UPDATE: July 17, 2019: The Institute of Scrap Recycling Industries (ISRI) has secured a preliminary injunction for its California members ahead of upcoming reporting requirements under AB 901.
ISRI cited potential costs and burdens with compliance, which CalRecycle disputed — but more importantly raised concerns about its members being covered by a law that applies to "solid waste." Because the scrap material being handled was never technically discarded and has inherent value, the association maintains AB 901 shouldn't apply.
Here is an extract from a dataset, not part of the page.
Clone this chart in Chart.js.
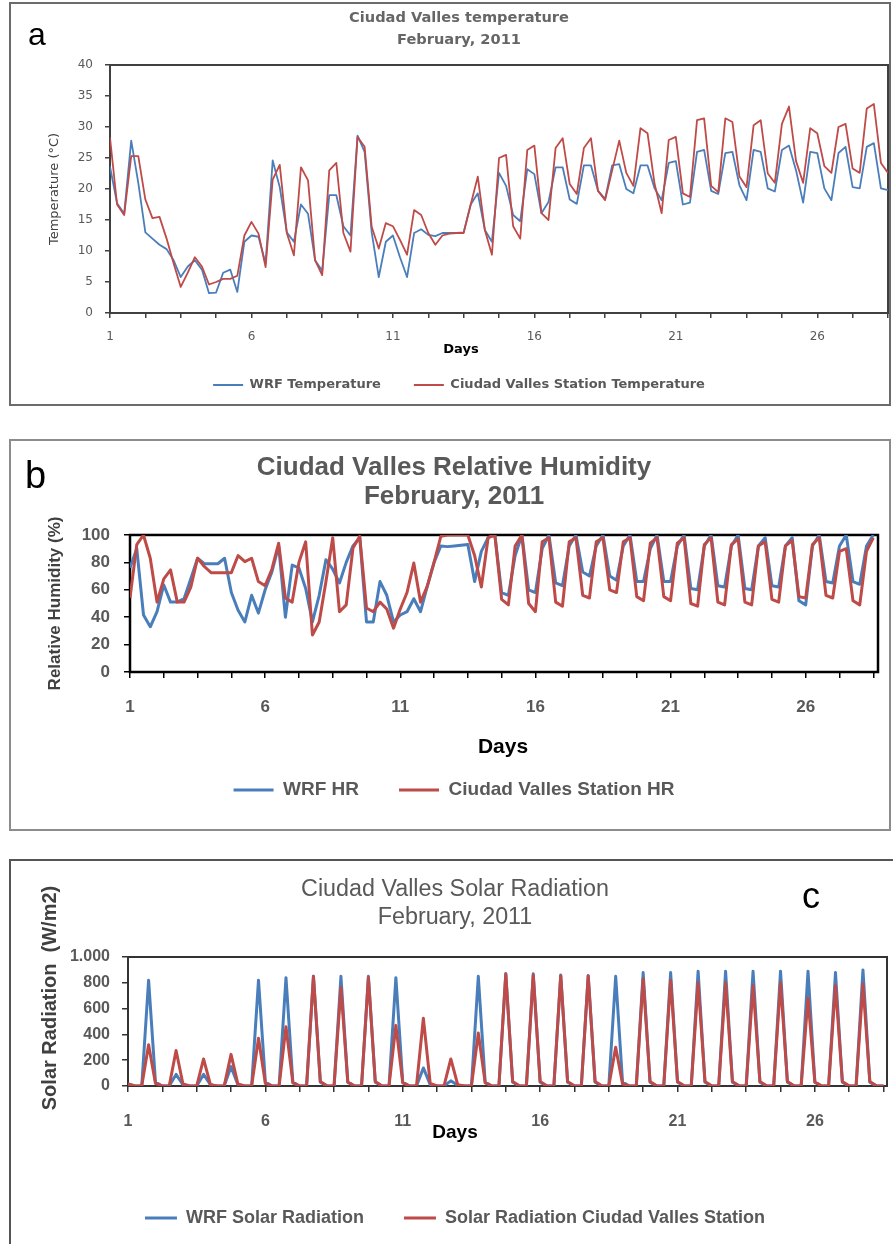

It also raised concerns about the potential ramifications of China no longer doing business with certain companies due to its ban on waste imports, as reported by Resource Recycling.
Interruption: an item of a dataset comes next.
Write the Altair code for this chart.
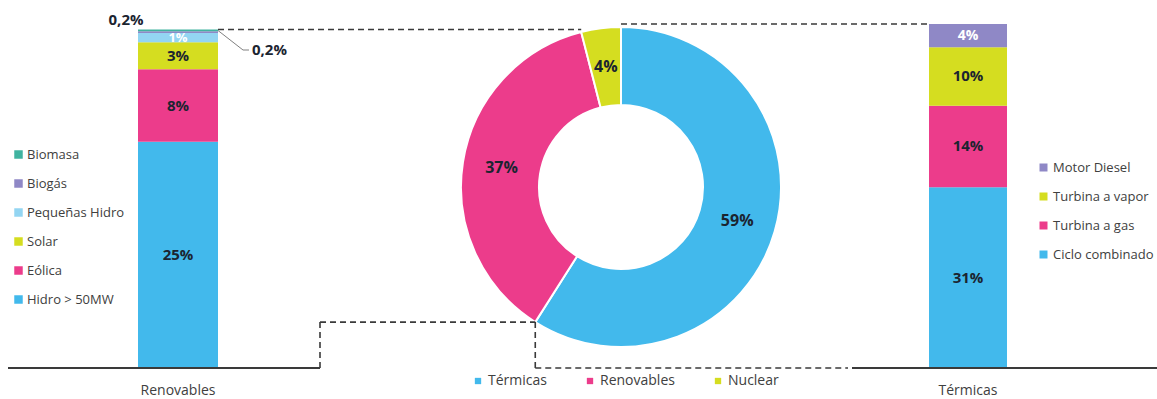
import math
import altair as alt
import pandas as pd

# ---------------- data ----------------
ren_cats = ["Hidro > 50MW", "Eólica", "Solar", "Pequeñas Hidro", "Biogás", "Biomasa"]
ren_vals = [25, 8, 3, 1, 0.2, 0.2]
ren_labels = ["25%", "8%", "3%", "1%", "0,2%", "0,2%"]
ren_colors = ["#42b9ec", "#ec3c8b", "#d5dd20", "#93d5f2", "#8f88c6", "#40b3a0"]

ter_cats = ["Ciclo combinado", "Turbina a gas", "Turbina a vapor", "Motor Diesel"]
ter_vals = [31, 14, 10, 4]
ter_labels = ["31%", "14%", "10%", "4%"]
ter_colors = ["#42b9ec", "#ec3c8b", "#d5dd20", "#8f88c6"]

mix_cats = ["Térmicas", "Renovables", "Nuclear"]
mix_vals = [59, 37, 4]
mix_labels = ["59%", "37%", "4%"]
mix_colors = ["#42b9ec", "#ec3c8b", "#d5dd20"]

# ---------------- layout ----------------
W, H = 1157, 368
BASE_Y = 368
L_X = [138, 218]
R_X = [929, 1007]
L_TOP, R_TOP = 29.5, 24
CX, CY = 621, 187
R_OUT, R_IN = 160, 82
FONT = "Open Sans"
DARK = "#1b2430"
GREY = "#404040"


def stack_df(cats, vals, labels, group):
    rows, acc = [], 0.0
    for i, (c, v, l) in enumerate(zip(cats, vals, labels)):
        rows.append(dict(grupo=group, cat=c, v0=acc, v1=acc + v, mid=acc + v / 2,
                         label=l, orden=i))
        acc += v
    return pd.DataFrame(rows), acc


df_ren, ren_total = stack_df(ren_cats, ren_vals, ren_labels, "Renovables")
df_ter, ter_total = stack_df(ter_cats, ter_vals, ter_labels, "Térmicas")
df_mix = pd.DataFrame({"tipo": mix_cats, "valor": mix_vals, "label": mix_labels,
                       "orden": list(range(len(mix_cats)))})


def legend(x, y, size=13, **kw):
    return alt.Legend(title=None, orient="none", legendX=x, legendY=y,
                      symbolType="square", symbolStrokeWidth=0, padding=0,
                      labelFont=FONT, labelFontSize=size, labelColor=GREY, **kw)


def axis_x():
    return alt.Axis(title=None, orient="bottom", domain=False, ticks=False, labelAngle=0,
                    labelPadding=15, labelFont=FONT, labelFontSize=14,
                    labelColor=GREY)


# ---------------- left bar ----------------
xL = alt.X("grupo:N", scale=alt.Scale(domain=["Renovables"], range=L_X,
                                      paddingInner=0, paddingOuter=0), axis=axis_x())
yL_scale = alt.Scale(domain=[0, ren_total], range=[BASE_Y, L_TOP], nice=False, zero=False)

bar_left = alt.Chart(df_ren).mark_bar().encode(
    x=xL,
    y=alt.Y("v0:Q", scale=yL_scale, axis=None),
    y2="v1:Q",
    color=alt.Color("cat:N", scale=alt.Scale(domain=ren_cats[::-1], range=ren_colors[::-1]),
                    legend=legend(12, 148, symbolSize=72, rowPadding=15, labelOffset=2)),
)
txt_left = alt.Chart(df_ren.iloc[:3]).mark_text(
    font=FONT, fontSize=15, fontWeight="bold", color=DARK).encode(
    x=xL, y=alt.Y("mid:Q", scale=yL_scale, axis=None), text="label:N")
txt_left_w = alt.Chart(df_ren.iloc[3:4]).mark_text(
    font=FONT, fontSize=13, fontWeight="bold", color="white").encode(
    x=xL, y=alt.Y("mid:Q", scale=yL_scale, axis=None), text="label:N")
txt_biomasa = alt.Chart(df_ren[df_ren["cat"] == "Biomasa"]).mark_text(
    font=FONT, fontSize=15, fontWeight="bold", color=DARK, dx=-52, dy=-10).encode(
    x=xL, y=alt.Y("mid:Q", scale=yL_scale, axis=None), text="label:N")
txt_biogas = alt.Chart(df_ren[df_ren["cat"] == "Biogás"]).mark_text(
    font=FONT, fontSize=15, fontWeight="bold", color=DARK, align="left", dx=74, dy=18).encode(
    x=xL, y=alt.Y("mid:Q", scale=yL_scale, axis=None), text="label:N")
left = alt.layer(bar_left, txt_left, txt_left_w, txt_biomasa, txt_biogas)

# ---------------- right bar ----------------
xR = alt.X("grupo:N", scale=alt.Scale(domain=["Térmicas"], range=R_X,
                                      paddingInner=0, paddingOuter=0), axis=axis_x())
yR_scale = alt.Scale(domain=[0, ter_total], range=[BASE_Y, R_TOP], nice=False, zero=False)
bar_right = alt.Chart(df_ter).mark_bar().encode(
    x=xR,
    y=alt.Y("v0:Q", scale=yR_scale, axis=None),
    y2="v1:Q",
    color=alt.Color("cat:N", scale=alt.Scale(domain=ter_cats[::-1], range=ter_colors[::-1]),
                    legend=legend(1037, 161, symbolSize=64, rowPadding=15, labelOffset=3)),
)
txt_right = alt.Chart(df_ter.iloc[:3]).mark_text(
    font=FONT, fontSize=15, fontWeight="bold", color=DARK).encode(
    x=xR, y=alt.Y("mid:Q", scale=yR_scale, axis=None), text="label:N")
txt_right_w = alt.Chart(df_ter.iloc[3:]).mark_text(
    font=FONT, fontSize=14, fontWeight="bold", color="white").encode(
    x=xR, y=alt.Y("mid:Q", scale=yR_scale, axis=None), text="label:N")
right = alt.layer(bar_right, txt_right, txt_right_w)

# ---------------- donut ----------------
theta = alt.Theta("valor:Q", stack=True)
order = alt.Order("orden:Q", sort="ascending")
arc = alt.Chart(df_mix).mark_arc(radius=R_OUT, radius2=R_IN, stroke="white", strokeWidth=2).encode(
    theta=theta, order=order, x=alt.value(CX), y=alt.value(CY),
    color=alt.Color("tipo:N", scale=alt.Scale(domain=mix_cats, range=mix_colors),
                    legend=legend(471, 374, size=14, direction="horizontal", symbolSize=40,
                                  columnPadding=36, labelOffset=3)),
)
arc_txt = alt.Chart(df_mix).mark_text(
    radius=(R_OUT + R_IN) / 2, font=FONT, fontSize=16, fontWeight="bold", color=DARK).encode(
    theta=theta, order=order, x=alt.value(CX), y=alt.value(CY), text="label:N")
donut = alt.layer(arc, arc_txt)

# ---------------- connectors ----------------
tot = sum(mix_vals)


def rim(frac):
    a = frac * 2 * math.pi
    return CX + R_OUT * math.sin(a), CY - R_OUT * math.cos(a)


top_ren = rim((mix_vals[0] + mix_vals[1]) / tot)
bot = rim(mix_vals[0] / tot)
STEP_X = 320
segs = pd.DataFrame([
    dict(x=L_X[1], y=L_TOP, x2=top_ren[0], y2=L_TOP, kind="dash"),
    dict(x=CX, y=R_TOP, x2=R_X[0], y2=R_TOP, kind="dash"),
    dict(x=STEP_X, y=BASE_Y, x2=STEP_X, y2=bot[1], kind="dash"),
    dict(x=STEP_X, y=bot[1], x2=bot[0], y2=bot[1], kind="dash"),
    dict(x=bot[0], y=bot[1], x2=bot[0], y2=BASE_Y, kind="dash"),
    dict(x=bot[0], y=BASE_Y, x2=848, y2=BASE_Y, kind="dash"),
    dict(x=8, y=BASE_Y, x2=STEP_X, y2=BASE_Y, kind="solid"),
    dict(x=852, y=BASE_Y, x2=W, y2=BASE_Y, kind="solid"),
    dict(x=L_X[1], y=L_TOP + 1, x2=243, y2=50, kind="leader"),
    dict(x=243, y=50, x2=249, y2=50, kind="leader"),
])
px = alt.Scale(domain=[0, W], range=[0, W], nice=False, zero=False)
py = alt.Scale(domain=[0, H], range=[0, H], nice=False, zero=False)


def seg_layer(kind, **mk):
    return alt.Chart(segs[segs["kind"] == kind]).mark_rule(**mk).encode(
        x=alt.X("x:Q", scale=px, axis=None), x2="x2:Q",
        y=alt.Y("y:Q", scale=py, axis=None), y2="y2:Q")


lines = alt.layer(
    seg_layer("dash", color="#3a3a3a", strokeWidth=1.6, strokeDash=[6, 4]),
    seg_layer("solid", color="#3a3a3a", strokeWidth=2),
    seg_layer("leader", color="#808080", strokeWidth=1),
)

chart = alt.layer(left, donut, right, lines).resolve_scale(
    x="independent", y="independent", color="independent", theta="independent"
).properties(
    width=W, height=H, autosize="none",
    padding={"left": 0, "top": 0, "right": 0, "bottom": 31},
).configure_view(stroke=None)

chart.save("out.html", embed_options={"renderer": "svg", "actions": False})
- Starting July 1, per AB 901, California will expand its waste reporting program by not only collecting more detailed waste disposal information, but — for the first time — requiring recycling and composting data.
- Waste disposal facilities, recyclers, composters, transporters and brokers will report to California Department of Resources Recycling and Recovery (CalRecycle) on the types, quantities and destinations of materials that are disposed of, sold or transferred inside or outside the state.
- This push for more accurate data gathering — part of California's measures to track progress on its 75% recycling goal by 2020 — will help the state track waste flows, better estimate recycling and composting, and lessen fraudulent reporting.
AB 901 aims to explicitly cast a lens on the state's waste and recycling streams by expanding reporting requirements to include recycling and composting operations, exporters, brokers, and transporters of recyclables and compost. It also includes enforcement language that allows CalRecycle to issue violations for non-compliance.
Prior to AB 901, very little recycling and composting was tracked at a state level — instead, California relied on a combination of voluntarily reported facility information, industry and market surveys, and internal estimates. Per the California Integrated Waste Management Act of 1989 (AB 939), only waste disposal facilities reported on the volume of materials handled and disposed, without much detail on source sectors. This left CalRecycle with an incomplete breakdown of materials being landfilled, as well as a limited estimation of recycling and composting.
Moreover, because waste disposal facilities reported to jurisdictions instead of directly to CalRecycle, jurisdictions often had few avenues to deal with landfill operators and collection fleets who violated local franchise agreements, ordinances and codes; misreported disposal tonnages; or denied access to jurisdictions to review records.
"Misreporting of disposal data may skew jurisdictional disposal up or down, so, in some cases, waste diversion rates have been both under- and over-reported," CalRecycle Public Information Officer Sydney Fong told Waste Dive.
AB 901 will change the reporting system to include more stakeholders, more data on material types and source sectors, and more enforcement authority for CalRecycle to deal with violators.
"We'll be able to analyze how many tons of certain recyclable/compostable materials are flowing through facilities and operations throughout California and can craft policies to bolster supply or demand to improve recycling," Fong noted.
Furthermore, AB 901 gives CalRecycle the authority to verify information and levy fines for late or inaccurate reporting. As described by Fong, "CalRecycle has been empowered with the authority to conduct records reviews to verify that quarterly report information submitted matches up with what was actually handled."